▶ Data section
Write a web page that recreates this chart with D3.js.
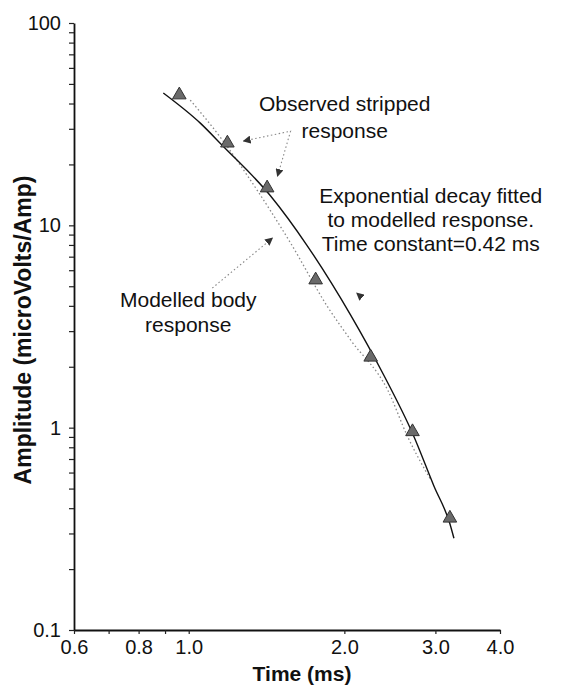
<!DOCTYPE html>
<html><head><meta charset="utf-8">
<script src="https://cdn.jsdelivr.net/npm/d3@7"></script>
<style>
body{margin:0;background:#fff}
text{font-family:"Liberation Sans",Arial,Helvetica,sans-serif;fill:#111}
</style>
</head><body>
<svg id="chart" width="570" height="685"></svg>
<script>
// ---- data ----
const observedTime = [0.959, 1.188, 1.418, 1.760, 2.249, 2.709, 3.200];
const observedAmp  = [44.1, 25.5, 15.3, 5.37, 2.23, 0.955, 0.357];

const modelledTime = [1.007, 1.162, 1.317, 1.574, 1.857, 2.057, 2.427, 2.653, 2.940];
const modelledAmp  = [41.6, 26.4, 16.7, 8.18, 3.95, 2.71, 1.53, 0.899, 0.551];

const fitTime = [0.893, 1.053, 1.162, 1.439, 1.697, 2.057, 2.383, 2.713, 2.980, 3.200, 3.258];
const fitAmp  = [45.1, 32.0, 24.8, 14.0, 7.9, 3.6, 1.82, 0.93, 0.515, 0.335, 0.284];

const xTickValues = [0.6, 0.8, 1, 2, 3, 4];
const xTickLabels = ["0.6", "0.8", "1.0", "2.0", "3.0", "4.0"];
const yTickValues = [0.1, 1, 10, 100];
const yTickLabels = ["0.1", "1", "10", "100"];

const xTitle = "Time (ms)";
const yTitle = "Amplitude (microVolts/Amp)";

// annotations (anchors in data units)
const obsLabel = ["Observed stripped", "response"];
const obsLabelAt = [2.003, 36.7];
const obsLeaderTime = [1.276, 1.574, 1.485];
const obsLeaderAmp  = [26.1, 29.2, 17.5];

const fitLabel = ["Exponential decay fitted", "to modelled response.", "Time constant=0.42 ms"];
const fitLabelAt = [2.939, 12.9];
const fitLeaderTime = [2.190, 2.113];
const fitLeaderAmp  = [4.27, 4.63];

const modLabel = ["Modelled body", "response"];
const modLabelAt = [0.998, 3.95];
const modLeaderTime = [1.111, 1.452];
const modLeaderAmp  = [4.90, 8.65];

// ---- drawing ----
const svg = d3.select("#chart");
const x = d3.scaleLog().domain([0.6, 4]).range([74, 500]);
const y = d3.scaleLog().domain([0.1, 100]).range([630, 23]);

const defs = svg.append("defs");
defs.append("marker").attr("id", "ah")
  .attr("viewBox", "0 0 10 10").attr("refX", 9).attr("refY", 5)
  .attr("markerWidth", 8).attr("markerHeight", 8).attr("markerUnits", "userSpaceOnUse")
  .attr("orient", "auto-start-reverse")
  .append("path").attr("d", "M0,0 L10,5 L0,10 z").attr("fill", "#333");

// axes
const yAxis = d3.axisLeft(y).tickValues(y.ticks()).tickSize(5).tickSizeOuter(0).tickPadding(8)
  .tickFormat(d => { const i = yTickValues.findIndex(v => Math.abs(v - d) < 1e-9); return i >= 0 ? yTickLabels[i] : ""; });
const gy = svg.append("g").attr("transform", `translate(${x(0.6)},0)`).call(yAxis);

const xAxis = d3.axisBottom(x).tickValues(x.ticks()).tickSize(4).tickSizeOuter(0).tickPadding(6)
  .tickFormat(d => { const i = xTickValues.findIndex(v => Math.abs(v - d) < 1e-9); return i >= 0 ? xTickLabels[i] : ""; });
const gx = svg.append("g").attr("transform", `translate(0,${y(0.1)})`).call(xAxis);

[gx, gy].forEach(g => {
  g.select(".domain").attr("stroke", "#111").attr("stroke-width", 1.8);
  g.selectAll(".tick line").attr("stroke", "#222").attr("stroke-width", 1.2);
  g.selectAll(".tick text").attr("font-size", 20).attr("fill", "#222")
    .attr("font-family", '"Liberation Sans",Arial,sans-serif');
});

svg.append("text").attr("x", 302).attr("y", 681)
  .attr("text-anchor", "middle").attr("font-size", 21).attr("font-weight", "bold").text(xTitle);
svg.append("text").attr("transform", `translate(31,330) rotate(-90)`)
  .attr("text-anchor", "middle").attr("font-size", 23).attr("font-weight", "bold").text(yTitle);

// modelled response (dotted)
const line = d3.line().x(d => x(d[0])).y(d => y(d[1])).curve(d3.curveMonotoneX);
svg.append("path").datum(modelledTime.map((t, i) => [t, modelledAmp[i]]))
  .attr("d", line).attr("fill", "none").attr("stroke", "#888").attr("stroke-width", 1.3)
  .attr("stroke-dasharray", "1.5,2.5");

// fitted exponential (solid)
svg.append("path").datum(fitTime.map((t, i) => [t, fitAmp[i]]))
  .attr("d", line).attr("fill", "none").attr("stroke", "#111").attr("stroke-width", 1.4);

// observed points
svg.append("g").selectAll("path").data(observedTime.map((t, i) => [t, observedAmp[i]]))
  .join("path")
  .attr("transform", d => `translate(${x(d[0])},${y(d[1])})`)
  .attr("d", d3.symbol(d3.symbolTriangle, 80))
  .attr("fill", "#6a6a6a").attr("stroke", "#333").attr("stroke-width", 1);

// annotations
const straight = d3.line().x(d => x(d[0])).y(d => y(d[1]));
function leader(ts, vs, both, visible) {
  svg.append("path").datum(ts.map((t, i) => [t, vs[i]]))
    .attr("d", straight).attr("fill", "none")
    .attr("stroke", visible ? "#888" : "none").attr("stroke-width", 1.1)
    .attr("stroke-dasharray", "1.5,2.5")
    .attr("marker-end", "url(#ah)")
    .attr("marker-start", both ? "url(#ah)" : null);
}
function label(lines, at, gap) {
  const t = svg.append("text").attr("text-anchor", "middle").attr("font-size", 21).attr("fill", "#222");
  lines.forEach((s, i) => t.append("tspan").attr("x", x(at[0])).attr("y", y(at[1]) + i * gap).text(s));
}
leader(obsLeaderTime, obsLeaderAmp, true, true);
leader(modLeaderTime, modLeaderAmp, false, true);
leader(fitLeaderTime, fitLeaderAmp, false, false);
label(obsLabel, obsLabelAt, 27);
label(fitLabel, fitLabelAt, 24);
label(modLabel, modLabelAt, 25);
</script>
</body></html>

▶ Task
Without including any pictures, print all of the material exactly as given.

▶ Task output
Write a web page that recreates this chart with D3.js.
<!DOCTYPE html>
<html><head><meta charset="utf-8">
<script src="https://cdn.jsdelivr.net/npm/d3@7"></script>
<style>
body{margin:0;background:#fff}
text{font-family:"Liberation Sans",Arial,Helvetica,sans-serif;fill:#111}
</style>
</head><body>
<svg id="chart" width="570" height="685"></svg>
<script>
// ---- data ----
const observedTime = [0.959, 1.188, 1.418, 1.760, 2.249, 2.709, 3.200];
const observedAmp  = [44.1, 25.5, 15.3, 5.37, 2.23, 0.955, 0.357];

const modelledTime = [1.007, 1.162, 1.317, 1.574, 1.857, 2.057, 2.427, 2.653, 2.940];
const modelledAmp  = [41.6, 26.4, 16.7, 8.18, 3.95, 2.71, 1.53, 0.899, 0.551];

const fitTime = [0.893, 1.053, 1.162, 1.439, 1.697, 2.057, 2.383, 2.713, 2.980, 3.200, 3.258];
const fitAmp  = [45.1, 32.0, 24.8, 14.0, 7.9, 3.6, 1.82, 0.93, 0.515, 0.335, 0.284];

const xTickValues = [0.6, 0.8, 1, 2, 3, 4];
const xTickLabels = ["0.6", "0.8", "1.0", "2.0", "3.0", "4.0"];
const yTickValues = [0.1, 1, 10, 100];
const yTickLabels = ["0.1", "1", "10", "100"];

const xTitle = "Time (ms)";
const yTitle = "Amplitude (microVolts/Amp)";

// annotations (anchors in data units)
const obsLabel = ["Observed stripped", "response"];
const obsLabelAt = [2.003, 36.7];
const obsLeaderTime = [1.276, 1.574, 1.485];
const obsLeaderAmp  = [26.1, 29.2, 17.5];

const fitLabel = ["Exponential decay fitted", "to modelled response.", "Time constant=0.42 ms"];
const fitLabelAt = [2.939, 12.9];
const fitLeaderTime = [2.190, 2.113];
const fitLeaderAmp  = [4.27, 4.63];

const modLabel = ["Modelled body", "response"];
const modLabelAt = [0.998, 3.95];
const modLeaderTime = [1.111, 1.452];
const modLeaderAmp  = [4.90, 8.65];

// ---- drawing ----
const svg = d3.select("#chart");
const x = d3.scaleLog().domain([0.6, 4]).range([74, 500]);
const y = d3.scaleLog().domain([0.1, 100]).range([630, 23]);

const defs = svg.append("defs");
defs.append("marker").attr("id", "ah")
  .attr("viewBox", "0 0 10 10").attr("refX", 9).attr("refY", 5)
  .attr("markerWidth", 8).attr("markerHeight", 8).attr("markerUnits", "userSpaceOnUse")
  .attr("orient", "auto-start-reverse")
  .append("path").attr("d", "M0,0 L10,5 L0,10 z").attr("fill", "#333");

// axes
const yAxis = d3.axisLeft(y).tickValues(y.ticks()).tickSize(5).tickSizeOuter(0).tickPadding(8)
  .tickFormat(d => { const i = yTickValues.findIndex(v => Math.abs(v - d) < 1e-9); return i >= 0 ? yTickLabels[i] : ""; });
const gy = svg.append("g").attr("transform", `translate(${x(0.6)},0)`).call(yAxis);

const xAxis = d3.axisBottom(x).tickValues(x.ticks()).tickSize(4).tickSizeOuter(0).tickPadding(6)
  .tickFormat(d => { const i = xTickValues.findIndex(v => Math.abs(v - d) < 1e-9); return i >= 0 ? xTickLabels[i] : ""; });
const gx = svg.append("g").attr("transform", `translate(0,${y(0.1)})`).call(xAxis);

[gx, gy].forEach(g => {
  g.select(".domain").attr("stroke", "#111").attr("stroke-width", 1.8);
  g.selectAll(".tick line").attr("stroke", "#222").attr("stroke-width", 1.2);
  g.selectAll(".tick text").attr("font-size", 20).attr("fill", "#222")
    .attr("font-family", '"Liberation Sans",Arial,sans-serif');
});

svg.append("text").attr("x", 302).attr("y", 681)
  .attr("text-anchor", "middle").attr("font-size", 21).attr("font-weight", "bold").text(xTitle);
svg.append("text").attr("transform", `translate(31,330) rotate(-90)`)
  .attr("text-anchor", "middle").attr("font-size", 23).attr("font-weight", "bold").text(yTitle);

// modelled response (dotted)
const line = d3.line().x(d => x(d[0])).y(d => y(d[1])).curve(d3.curveMonotoneX);
svg.append("path").datum(modelledTime.map((t, i) => [t, modelledAmp[i]]))
  .attr("d", line).attr("fill", "none").attr("stroke", "#888").attr("stroke-width", 1.3)
  .attr("stroke-dasharray", "1.5,2.5");

// fitted exponential (solid)
svg.append("path").datum(fitTime.map((t, i) => [t, fitAmp[i]]))
  .attr("d", line).attr("fill", "none").attr("stroke", "#111").attr("stroke-width", 1.4);

// observed points
svg.append("g").selectAll("path").data(observedTime.map((t, i) => [t, observedAmp[i]]))
  .join("path")
  .attr("transform", d => `translate(${x(d[0])},${y(d[1])})`)
  .attr("d", d3.symbol(d3.symbolTriangle, 80))
  .attr("fill", "#6a6a6a").attr("stroke", "#333").attr("stroke-width", 1);

// annotations
const straight = d3.line().x(d => x(d[0])).y(d => y(d[1]));
function leader(ts, vs, both, visible) {
  svg.append("path").datum(ts.map((t, i) => [t, vs[i]]))
    .attr("d", straight).attr("fill", "none")
    .attr("stroke", visible ? "#888" : "none").attr("stroke-width", 1.1)
    .attr("stroke-dasharray", "1.5,2.5")
    .attr("marker-end", "url(#ah)")
    .attr("marker-start", both ? "url(#ah)" : null);
}
function label(lines, at, gap) {
  const t = svg.append("text").attr("text-anchor", "middle").attr("font-size", 21).attr("fill", "#222");
  lines.forEach((s, i) => t.append("tspan").attr("x", x(at[0])).attr("y", y(at[1]) + i * gap).text(s));
}
leader(obsLeaderTime, obsLeaderAmp, true, true);
leader(modLeaderTime, modLeaderAmp, false, true);
leader(fitLeaderTime, fitLeaderAmp, false, false);
label(obsLabel, obsLabelAt, 27);
label(fitLabel, fitLabelAt, 24);
label(modLabel, modLabelAt, 25);
</script>
</body></html>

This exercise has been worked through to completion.